A decision regarding the company's internal governance must be made - whether the company requires a Constitution or will adopt the Replaceable Rules will be discussed.
Internal Governance
A company must adopt a document that regulates the internal affairs of the company. This document may be the Company's Constitution or the Replaceable Rules outlined in the Corporations Act.
Replaceable Rules
The replaceable rules are set out under the Corporations Act, and consist of a set of basic rules that govern the internal affairs of a company, such as:
Powers of Directors
Remuneration of directors
Calling director's meetings
Director calling member meetings.
Voting at member meetings
Inspection of company books by a member.
Transmission of shares upon death of a member
Capitalisation of profits
Company Constitution
A Constitution regulates the internal affairs of a company and can be used to displace, modify, or add to the replaceable rules provided under the Corporations Act.
This provides the company discretion as to conduct activity under both Replaceable Rules it is happy to adopt and its own Constitution. If the company decides to use its own Constitution to govern the relationships with shareholders, then this constitution must be lodged with the Application to ASIC.
Step 3: Registration
A Certificate of Registration and Australian Company Number (ACN) is issued once ASIC approved the Application.

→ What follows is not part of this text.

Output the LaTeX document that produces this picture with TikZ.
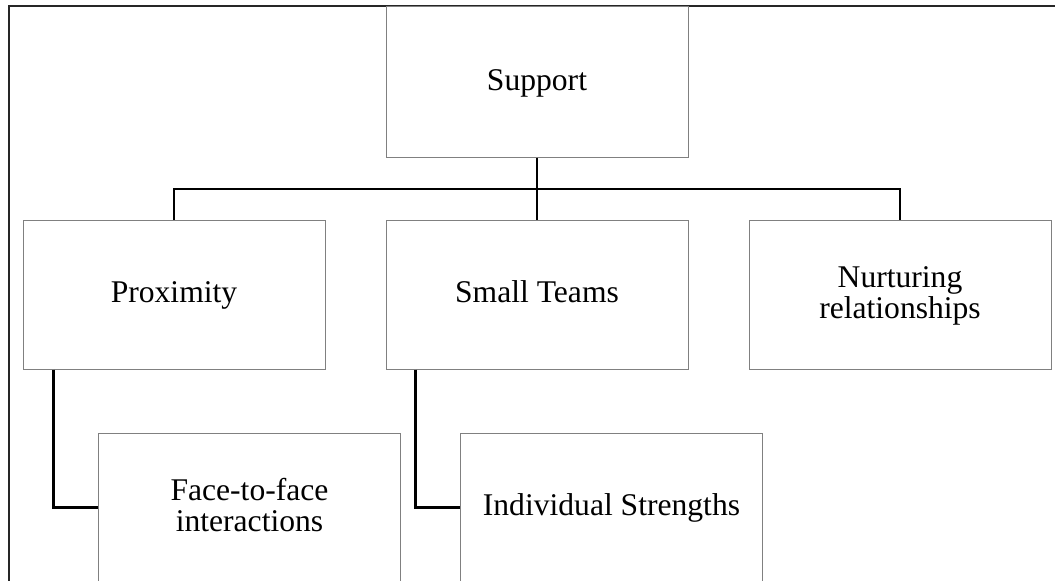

From now on, the company is incorporated and exists as a separate legal entity, attaining the right to enter contracts and attain property in its own name, sue, be sued and pay taxes on profits.
Duties of Directors
Company administration is left in the hands of Directors appointed by the shareholders. These directors set corporate policies, and appoint a managing director (CEO) to manage the company's day-to-day affairs. The directors have a responsibility to the shareholders to run the company in best interest. Directors have the duties of protecting the rights of their shareholders, setting salaries, recommending and declaring dividends, authorising long-term borrowings, issuing additional shares, overseeing major capital projects and reviewing the system of internal control.
Under the Corporations Act, Directors must:
Act in good faith
Act in the best interests of the company
Avoid conflict of interest
Act honestly
Exercise care and diligence
Ensure the company does not trade while insolvent
Report to and help the liquidator in the event of winding up the company.